Gladbeck. . Roger Kreft vom Gladbecker Bündnis für Courage hat die Wahlergebnisse des rechten Parteienspektrums bei den jüngsten Landtags- und Bundestagswahlen unter die Lupe genommen - und herausgefunden: “Mir glaubt’s ja keiner, aber Gladbeck ist in dieser Beziehung eine Hochburg.“

Roger Kreft vom Gladbecker Bündnis für Courage redet gerne Klartext. Das gilt auch dann, wenn es um Themen geht, die vielen Zeitgenossen unangenehm sind – wie das Verhältnis von (extremen) rechten Parteien und Wählergunst. Kreft sagt klipp und klar: „Mir glaubt’s ja keiner, aber Gladbeck ist in dieser Beziehung eine Hochburg.“ Diese Erkenntnis zieht der Gladbecker aus der detaillierten Betrachtung der Ergebnisse der Landtagswahl 2012 und der Bundestagswahl im September dieses Jahres. Seit gut eineinhalb Jahren arbeitet er als engagiertes Mitglied des Bündnisses für Courage an dieser Analyse. Die WAZ sprach mit Roger Kreft über Resultate dieser beiden Wahlen und über (verändertes) Verhalten der Bürger.

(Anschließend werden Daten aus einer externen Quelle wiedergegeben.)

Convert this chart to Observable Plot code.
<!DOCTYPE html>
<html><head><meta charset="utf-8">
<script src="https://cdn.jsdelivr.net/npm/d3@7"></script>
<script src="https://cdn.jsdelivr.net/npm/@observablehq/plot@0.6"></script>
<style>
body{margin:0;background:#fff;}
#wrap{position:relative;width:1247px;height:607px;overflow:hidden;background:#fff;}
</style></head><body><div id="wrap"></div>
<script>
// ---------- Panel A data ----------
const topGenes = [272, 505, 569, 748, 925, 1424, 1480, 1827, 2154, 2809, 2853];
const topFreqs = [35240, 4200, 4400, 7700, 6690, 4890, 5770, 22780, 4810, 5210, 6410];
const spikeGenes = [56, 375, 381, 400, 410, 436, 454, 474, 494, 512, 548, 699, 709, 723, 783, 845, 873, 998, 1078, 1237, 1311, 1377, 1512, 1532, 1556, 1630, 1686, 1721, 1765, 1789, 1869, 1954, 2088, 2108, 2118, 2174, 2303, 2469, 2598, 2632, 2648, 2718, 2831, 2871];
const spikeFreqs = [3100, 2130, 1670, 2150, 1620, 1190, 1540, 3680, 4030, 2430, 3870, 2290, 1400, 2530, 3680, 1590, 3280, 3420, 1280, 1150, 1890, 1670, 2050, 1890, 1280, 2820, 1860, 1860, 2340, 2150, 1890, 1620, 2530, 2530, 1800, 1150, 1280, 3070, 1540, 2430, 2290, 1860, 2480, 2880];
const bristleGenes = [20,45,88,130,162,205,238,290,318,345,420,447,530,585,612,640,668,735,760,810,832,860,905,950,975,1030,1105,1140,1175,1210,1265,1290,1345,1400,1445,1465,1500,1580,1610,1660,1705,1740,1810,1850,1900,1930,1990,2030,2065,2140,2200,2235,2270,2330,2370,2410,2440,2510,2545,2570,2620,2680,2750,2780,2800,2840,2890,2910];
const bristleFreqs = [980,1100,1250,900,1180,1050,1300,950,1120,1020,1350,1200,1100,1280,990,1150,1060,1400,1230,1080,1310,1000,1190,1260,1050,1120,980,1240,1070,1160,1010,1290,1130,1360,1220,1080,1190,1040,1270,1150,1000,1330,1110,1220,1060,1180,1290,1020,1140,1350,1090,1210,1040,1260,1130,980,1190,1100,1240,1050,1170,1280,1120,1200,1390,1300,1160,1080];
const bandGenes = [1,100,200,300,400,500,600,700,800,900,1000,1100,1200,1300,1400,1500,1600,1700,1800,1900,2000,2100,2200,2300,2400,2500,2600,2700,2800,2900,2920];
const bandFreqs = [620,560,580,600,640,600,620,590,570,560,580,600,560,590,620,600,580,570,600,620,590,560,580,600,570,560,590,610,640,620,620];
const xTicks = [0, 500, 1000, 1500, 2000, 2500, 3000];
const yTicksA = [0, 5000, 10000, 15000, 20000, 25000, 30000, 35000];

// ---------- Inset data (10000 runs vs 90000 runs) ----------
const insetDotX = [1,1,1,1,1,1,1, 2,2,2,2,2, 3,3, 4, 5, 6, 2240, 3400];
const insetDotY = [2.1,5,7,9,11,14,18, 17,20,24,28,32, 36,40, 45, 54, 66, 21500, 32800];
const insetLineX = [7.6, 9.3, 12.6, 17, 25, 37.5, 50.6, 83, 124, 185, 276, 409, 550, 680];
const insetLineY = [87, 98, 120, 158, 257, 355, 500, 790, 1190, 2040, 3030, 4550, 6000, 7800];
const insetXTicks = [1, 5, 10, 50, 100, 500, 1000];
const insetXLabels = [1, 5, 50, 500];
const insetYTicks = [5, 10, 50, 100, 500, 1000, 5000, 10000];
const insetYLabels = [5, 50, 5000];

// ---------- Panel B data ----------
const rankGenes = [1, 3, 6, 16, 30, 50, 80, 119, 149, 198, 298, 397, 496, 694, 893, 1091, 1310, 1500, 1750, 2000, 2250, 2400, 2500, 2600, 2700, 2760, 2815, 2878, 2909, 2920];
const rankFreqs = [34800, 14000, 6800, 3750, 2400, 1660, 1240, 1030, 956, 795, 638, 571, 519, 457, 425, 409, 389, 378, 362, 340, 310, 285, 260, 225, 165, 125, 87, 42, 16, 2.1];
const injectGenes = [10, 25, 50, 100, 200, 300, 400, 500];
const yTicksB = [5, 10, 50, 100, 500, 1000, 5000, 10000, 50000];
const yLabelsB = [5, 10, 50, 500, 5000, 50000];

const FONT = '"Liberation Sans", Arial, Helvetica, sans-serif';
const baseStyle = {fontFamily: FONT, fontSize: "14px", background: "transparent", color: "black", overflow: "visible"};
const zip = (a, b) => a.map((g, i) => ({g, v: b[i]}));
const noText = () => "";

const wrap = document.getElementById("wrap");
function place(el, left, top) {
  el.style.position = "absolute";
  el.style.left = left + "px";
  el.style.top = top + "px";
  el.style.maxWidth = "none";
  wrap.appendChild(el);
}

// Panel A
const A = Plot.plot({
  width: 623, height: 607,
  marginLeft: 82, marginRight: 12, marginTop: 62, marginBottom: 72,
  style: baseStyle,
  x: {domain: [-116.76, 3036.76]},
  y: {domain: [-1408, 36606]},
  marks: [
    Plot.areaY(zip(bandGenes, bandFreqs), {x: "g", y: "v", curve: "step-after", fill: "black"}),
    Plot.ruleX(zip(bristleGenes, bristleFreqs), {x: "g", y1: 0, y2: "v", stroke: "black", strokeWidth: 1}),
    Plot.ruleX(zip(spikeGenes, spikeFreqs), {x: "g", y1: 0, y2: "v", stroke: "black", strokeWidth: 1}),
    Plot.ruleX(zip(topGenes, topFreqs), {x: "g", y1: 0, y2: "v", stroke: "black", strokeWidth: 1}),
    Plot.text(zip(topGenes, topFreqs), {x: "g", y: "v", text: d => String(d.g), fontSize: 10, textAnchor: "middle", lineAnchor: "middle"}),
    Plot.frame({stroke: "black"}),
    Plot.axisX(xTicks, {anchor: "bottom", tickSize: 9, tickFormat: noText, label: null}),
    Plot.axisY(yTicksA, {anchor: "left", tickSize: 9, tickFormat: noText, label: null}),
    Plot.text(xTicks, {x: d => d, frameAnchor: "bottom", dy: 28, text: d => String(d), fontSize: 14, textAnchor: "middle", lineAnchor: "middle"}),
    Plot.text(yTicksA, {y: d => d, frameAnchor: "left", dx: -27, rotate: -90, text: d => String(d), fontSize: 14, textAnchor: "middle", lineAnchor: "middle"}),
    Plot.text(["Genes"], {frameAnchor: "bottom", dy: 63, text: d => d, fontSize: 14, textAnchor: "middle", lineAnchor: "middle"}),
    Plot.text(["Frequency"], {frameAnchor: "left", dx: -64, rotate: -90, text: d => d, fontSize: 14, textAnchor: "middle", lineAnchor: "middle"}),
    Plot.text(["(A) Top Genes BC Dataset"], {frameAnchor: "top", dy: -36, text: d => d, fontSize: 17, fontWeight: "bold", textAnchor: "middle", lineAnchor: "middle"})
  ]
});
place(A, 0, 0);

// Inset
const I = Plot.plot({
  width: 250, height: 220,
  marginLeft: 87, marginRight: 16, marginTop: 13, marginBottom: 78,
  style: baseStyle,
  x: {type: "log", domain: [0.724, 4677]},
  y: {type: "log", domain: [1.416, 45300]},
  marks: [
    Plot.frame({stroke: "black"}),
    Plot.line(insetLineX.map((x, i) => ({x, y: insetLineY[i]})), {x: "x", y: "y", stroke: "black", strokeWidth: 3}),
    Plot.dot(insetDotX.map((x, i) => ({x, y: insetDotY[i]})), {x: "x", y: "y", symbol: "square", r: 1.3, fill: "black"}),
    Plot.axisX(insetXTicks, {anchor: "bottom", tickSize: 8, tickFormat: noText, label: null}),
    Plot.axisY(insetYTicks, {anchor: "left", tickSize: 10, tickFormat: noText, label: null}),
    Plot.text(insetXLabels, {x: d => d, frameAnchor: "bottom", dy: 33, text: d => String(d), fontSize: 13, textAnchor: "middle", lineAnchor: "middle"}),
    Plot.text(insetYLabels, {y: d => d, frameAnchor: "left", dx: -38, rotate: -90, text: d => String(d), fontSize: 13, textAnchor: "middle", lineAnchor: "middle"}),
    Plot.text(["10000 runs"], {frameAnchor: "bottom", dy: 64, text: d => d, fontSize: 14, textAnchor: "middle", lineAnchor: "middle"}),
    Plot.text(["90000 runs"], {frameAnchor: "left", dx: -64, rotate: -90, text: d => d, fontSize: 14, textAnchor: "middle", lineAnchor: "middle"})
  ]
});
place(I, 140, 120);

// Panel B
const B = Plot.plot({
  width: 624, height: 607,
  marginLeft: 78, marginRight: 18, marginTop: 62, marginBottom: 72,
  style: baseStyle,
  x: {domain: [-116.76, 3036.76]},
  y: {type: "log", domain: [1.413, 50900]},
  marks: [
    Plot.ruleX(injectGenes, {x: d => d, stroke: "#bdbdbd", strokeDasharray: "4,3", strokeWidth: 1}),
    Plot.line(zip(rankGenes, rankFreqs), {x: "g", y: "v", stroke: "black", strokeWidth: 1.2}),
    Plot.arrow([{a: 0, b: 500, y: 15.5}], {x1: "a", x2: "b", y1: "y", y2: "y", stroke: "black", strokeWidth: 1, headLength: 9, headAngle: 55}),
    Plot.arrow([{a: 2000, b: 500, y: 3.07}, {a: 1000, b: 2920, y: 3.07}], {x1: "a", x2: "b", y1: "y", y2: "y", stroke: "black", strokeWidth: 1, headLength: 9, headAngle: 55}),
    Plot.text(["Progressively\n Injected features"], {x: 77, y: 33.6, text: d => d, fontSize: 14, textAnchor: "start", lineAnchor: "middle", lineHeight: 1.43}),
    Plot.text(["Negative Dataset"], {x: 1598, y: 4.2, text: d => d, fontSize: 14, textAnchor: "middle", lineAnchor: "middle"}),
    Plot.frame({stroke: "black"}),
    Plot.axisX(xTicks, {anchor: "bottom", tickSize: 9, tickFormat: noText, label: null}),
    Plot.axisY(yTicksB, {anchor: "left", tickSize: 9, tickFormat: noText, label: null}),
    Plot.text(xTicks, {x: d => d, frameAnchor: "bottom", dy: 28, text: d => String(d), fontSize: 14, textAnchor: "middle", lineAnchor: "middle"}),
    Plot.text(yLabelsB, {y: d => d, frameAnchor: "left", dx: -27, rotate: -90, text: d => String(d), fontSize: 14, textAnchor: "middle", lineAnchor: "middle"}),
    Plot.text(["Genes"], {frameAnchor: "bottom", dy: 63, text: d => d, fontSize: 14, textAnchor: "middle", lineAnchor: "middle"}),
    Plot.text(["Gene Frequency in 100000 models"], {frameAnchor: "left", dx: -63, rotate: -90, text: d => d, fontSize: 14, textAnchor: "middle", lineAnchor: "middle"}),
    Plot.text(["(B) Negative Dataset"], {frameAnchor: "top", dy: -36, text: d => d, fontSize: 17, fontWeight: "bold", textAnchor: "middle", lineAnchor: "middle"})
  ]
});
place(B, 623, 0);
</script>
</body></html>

Sie beobachten die Entwicklungen im politisch rechten Spek-trum in Gladbeck seit Jahren. Aus welchen Gründen halten Sie es für notwendig, diese Thematik in die Öffentlichkeit zu tragen?

Viele Menschen sehen überhaupt nicht den Sinn einer solchen Betrachtung und sagen: „Das ist doch alles nicht so dramatisch!“ Ich sehe das anders: Wenn wir jetzt nichts gegen derartige Strömungen unternehmen, haben wir vielleicht irgendwann ein richtiges Problem.

Was sticht Ihnen ins Auge, wenn Sie die jüngsten Resultate bei der Bundestagswahl anschauen?

Bei etwa 75 Prozent der 84 Stimmbezirke hat die NPD mehr Stimmen gewonnen als bei der Bundestagswahl 2009. Teilweise haben die rechten Parteien insgesamt mehr Stimmenanteil als FDP, Grüne und Piraten zusammen.

Wie haben die rechten Parteien insgesamt – auf das Stadtgebiet bezogen – abgeschnitten?

NPD, Republikaner, Pro Deutschland und Die Rechte – eine Partei aus Kameradschaften und Nationalisten in Hamm gegründet – haben ohne AfD (Alternative für Deutschland, Anmerk. der Redaktion) zwischen 0,9 Prozent und 5,3 Prozent erzielt, je nach Wahlbezirk. Mit der AfD erreichte das rechte Spektrum zwischen 3 und 10,7 Prozent.

Sie rechnen die AfD zum rechten Spektrum?

Ich sage ganz klar: ja! Ich würde sie als rechtspopulistisch bezeichnen. Diese Partei ist wie „Pro NRW“ und „Pro Deutschland“ wie ein Wolf im Schafspelz. Das sagen auch Politikwissenschaftler.

Mit welchen Fakten belegen Sie diese These?

In manchen Aussagen im Wahlprogramm ist die AfD identisch mit der Rechten Partei von Le Pen, der Front National in Frankreich. Deswegen wollen wir vom Bündnis für Courage uns auch verstärkt mit der AfD befassen und darüber aufklären, wer und was die Partei überhaupt ist. Und das Schlimmste an den jüngsten Wahlergebnissen ist eigentlich, dass diese Partei so viel Zulauf hat – gerade auch von früheren Republikanern.

Welche Entwicklungen im Wählerverhalten bereiten Ihnen außerdem besonders Kopfschmerzen?

Gravierend ist, dass die NPD in zwei Dritteln aller Stimmbezirke dazu gewonnen hat. Teilweise hat sie in manchen Bezirken bis zum Vierfachen Zugewinn gemacht. Nur in wenigen Wahlbezirken ist das Ergebnis gleich geblieben bzw. hat die NPD Stimmen verloren.

Haben Sie Bezirke in Gladbeck ausgemacht, die Ihnen als besonders augenfällig „rechts“ aufgefallen sind?

Schwerpunkte kann man eigentlich nicht herausheben. Ob Süden, Osten, Westen oder Norden: So richtig sauber ist eigentlich keiner. Es lässt sich aber sagen, dass es Wahlbezirke bei uns gibt, in denen Parteien des rechten Spektrums keine Chance haben, zum Beispiel das Bonhoeffer-Haus.